When, for the first time, the formal request of the Maharaja for military support was discussed in the Defence Committee in New Delhi presided over by Lord Mountbatten as Governor General and attended by Nehru, Patel, the British army commander, General Cariappa and others, the British commanders strongly spoke against dispatching Indian troops to Srinagar. They argued about problems of connectivity, supply line, winter, snowfall and other logistics. For one hour, Nehru kept listening without refuting their argument. Patal waited to know what Nehru had to say. When he found that Nehru had succumbed and was not countering the colonial power, he abruptly turned to Nehru and said, “Jawaharlal, do you want Kashmir or not? Say yes or no?” Cornered, Nehru said yes. Instantly, Patel turned to General Cariappa (nominated army chief of independent India) and said, ” General, road or no road, snow or rain, I want Indian troops to be in Srinagar tomorrow morning”. The same evening, General Bucher, the British C-in-C of the Indian army, resigned. Gen Cariappa took charge. The same night, the Sikh Light Infantry was moved from Patiala and air lifted to the Damodar airport in Srinagar, where the first encounter with the invading Pakistani army in civilian dress took place, and Major Somnath Sharma of the Sikh LI was martyred.
I hope that after going through this rejoinder, Mr Kharge and his team will try to revisit the history of Maharaja Hari Singh’s role from the right perspective.
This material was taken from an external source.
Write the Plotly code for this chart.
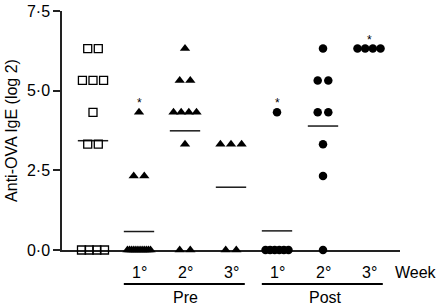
import plotly.graph_objects as go

# ---- data (log2 titres) ----
week_labels = ["1°", "2°", "3°", "1°", "2°", "3°"]
phase_labels = ["Pre", "Post"]
y_tick_vals = [0, 2.5, 5, 7.5]
y_tick_text = ["0·0", "2·5", "5·0", "7·5"]

control = [6.32, 6.32, 5.32, 5.32, 5.32, 4.32, 3.32, 3.32, 0, 0, 0, 0]
pre_1 = [4.32, 2.32, 2.32] + [0] * 12
pre_2 = [6.32, 5.32, 5.32, 4.32, 4.32, 4.32, 4.32, 3.32, 0, 0]
pre_3 = [3.32, 3.32, 3.32, 0, 0]
post_1 = [4.32, 0, 0, 0, 0, 0, 0]
post_2 = [6.32, 5.32, 5.32, 4.32, 4.32, 3.32, 2.32, 0]
post_3 = [6.32, 6.32, 6.32, 6.32]

group_means = [3.43, 0.58, 3.74, 1.97, 0.60, 3.89, 6.32]
significant = [False, True, False, False, True, False, True]

groups = [control, pre_1, pre_2, pre_3, post_1, post_2, post_3]
symbols = ["square-open", "triangle-up", "triangle-up", "triangle-up",
           "circle", "circle", "circle"]


def swarm_offsets(vals, max_step=0.23, max_span=0.5):
    """Spread points sharing the same value side by side around the centre."""
    counts = {}
    for v in vals:
        counts[v] = counts.get(v, 0) + 1
    seen = {}
    offs = []
    for v in vals:
        n = counts[v]
        k = seen.get(v, 0)
        seen[v] = k + 1
        step = min(max_step, max_span / (n - 1)) if n > 1 else 0
        offs.append(k * step - (n - 1) / 2 * step)
    return offs


fig = go.Figure()

# mean lines (behind markers)
for i, m in enumerate(group_means):
    fig.add_trace(go.Scatter(
        x=[i - 0.33, i + 0.33], y=[m, m], mode="lines",
        line=dict(color="#1a1a1a", width=1.5),
        hoverinfo="skip", showlegend=False, cliponaxis=False))

for i, (vals, sym) in enumerate(zip(groups, symbols)):
    offs = swarm_offsets(vals)
    if sym == "square-open":
        marker = dict(symbol=sym, size=8, color="black", line=dict(width=1.3, color="black"))
    elif sym == "triangle-up":
        marker = dict(symbol=sym, size=9, color="black", line=dict(width=0))
    else:
        marker = dict(symbol=sym, size=8.5, color="black", line=dict(width=0))
    fig.add_trace(go.Scatter(
        x=[i + o for o in offs], y=vals, mode="markers", marker=marker,
        showlegend=False, cliponaxis=False))

annotations = []
# significance stars
for i, (vals, s) in enumerate(zip(groups, significant)):
    if s:
        annotations.append(dict(x=i, y=max(vals), xref="x", yref="y", text="*",
                                showarrow=False, yshift=9,
                                font=dict(size=12, color="black")))

LABEL_SIZE = 16
# week labels
for j, t in enumerate(week_labels):
    annotations.append(dict(x=j + 1, y=0, xref="x", yref="paper", text=t,
                            showarrow=False, yanchor="middle", yshift=-22,
                            font=dict(size=LABEL_SIZE, color="black")))
annotations.append(dict(x=1.047, y=0, xref="paper", yref="paper", text="Week",
                        showarrow=False, yanchor="middle", xanchor="center",
                        yshift=-22, font=dict(size=LABEL_SIZE, color="black")))
# Pre / Post labels
for c, t in zip([2.0, 5.05], phase_labels):
    annotations.append(dict(x=c, y=0, xref="x", yref="paper", text=t,
                            showarrow=False, yanchor="middle", yshift=-47,
                            font=dict(size=LABEL_SIZE, color="black")))

shapes = []
for x0, x1 in [(0.67, 3.30), (3.67, 6.30)]:
    shapes.append(dict(type="line", xref="x", yref="paper", x0=x0, x1=x1,
                       y0=-0.142, y1=-0.142, line=dict(color="black", width=2)))

fig.update_layout(
    width=440, height=307,
    margin=dict(l=62, r=40, t=11, b=57, autoexpand=False),
    paper_bgcolor="white", plot_bgcolor="white",
    font=dict(family="Liberation Sans, Arial, sans-serif", size=LABEL_SIZE, color="black"),
    xaxis=dict(range=[-0.674, 6.674], showgrid=False, zeroline=False,
               showticklabels=False, ticks="", showline=True,
               linecolor="#222", linewidth=1.5, layer="below traces",
               automargin=False, fixedrange=True),
    yaxis=dict(range=[0, 7.5], showgrid=False, zeroline=False,
               tickvals=y_tick_vals, ticktext=y_tick_text,
               ticks="outside", ticklen=7, tickwidth=1.5, tickcolor="#222",
               showline=True, linecolor="#222", linewidth=1.5,
               layer="below traces", automargin=False,
               ticklabeloverflow="allow",
               tickfont=dict(size=LABEL_SIZE),
               title=dict(text="Anti-OVA IgE (log 2)", standoff=5,
                          font=dict(size=LABEL_SIZE)),
               fixedrange=True),
    annotations=annotations, shapes=shapes,
)

# remove the default 8px page margin so the figure fills the window exactly
fig.write_html("out.html", config={"displayModeBar": False},
               post_script="document.body.style.margin='0';document.body.style.overflow='hidden';")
The last Maharaja represented not just the ruler of Jammu and Kashmir but the institution that raised the State of Jammu and Kashmir, with its sub-Himalayan boundaries now protecting the northern frontier of the Republic of the Indian Union. Let us accept that verdict and pay homage to the great Dogra martyrs who had won the crown of Kashmir for the Indian Union through their unforgettable sacrifices.